Lott also suggests that Judge Savell could not properly dismiss Lott's case without prior notice of his intent to do so and without affording Lott the opportunity to present additional evidence. This claim, however, hinges on Lott's mistaken assumption that Judge Savell held Lott to procedural standards specified in Criminal Rule 35.1. Lott apparently relies in this regard on Criminal Rule 35.1(f)(2), empowering the court to dismiss a facially insufficient post-conviction relief action sua sponte, provided that the applicant is given advance notice of the court's intent to dismiss and an opportunity to correct the defects in the application. See, e.g., Hampton v. Huston, 653 P.2d 1058 (Alaska App. 1982).
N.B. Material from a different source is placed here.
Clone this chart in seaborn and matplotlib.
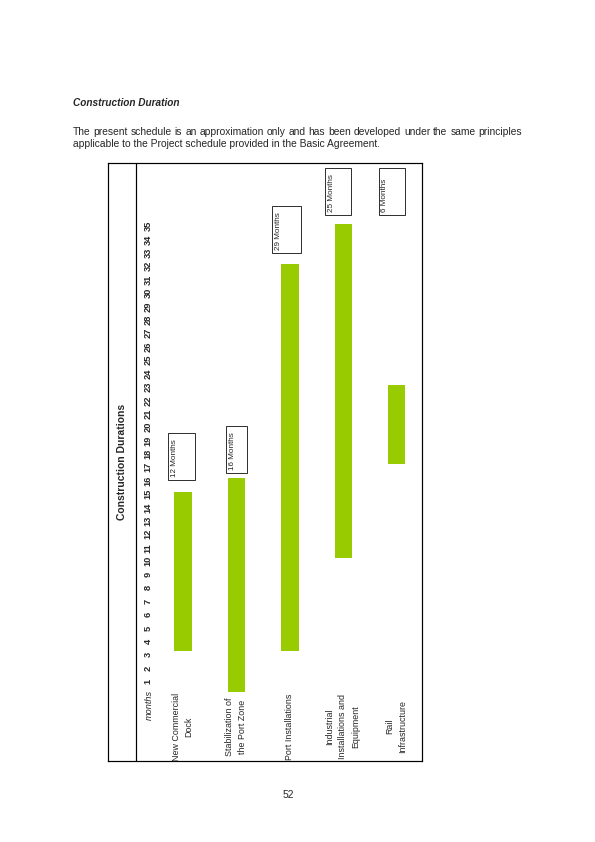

Our holding that the principles of Jones applied in Lott's case were substantive principles relating to all ineffective assistance of counsel claims, rather than procedural principles unique to post-conviction relief actions, largely disposes of this argument. However, we note that even if the trial court had held Lott to the procedural requirements of Rule 35.1 in this case, advance notice of dismissal would not have been required under Rule 35.1(f)(2). Here, the court did not dismiss Lott's motion sua sponte, based on a deficiency in Lott's pleadings. Instead, the court denied Lott's motion on its merits after affording him a full opportunity to present evidence to establish his claim.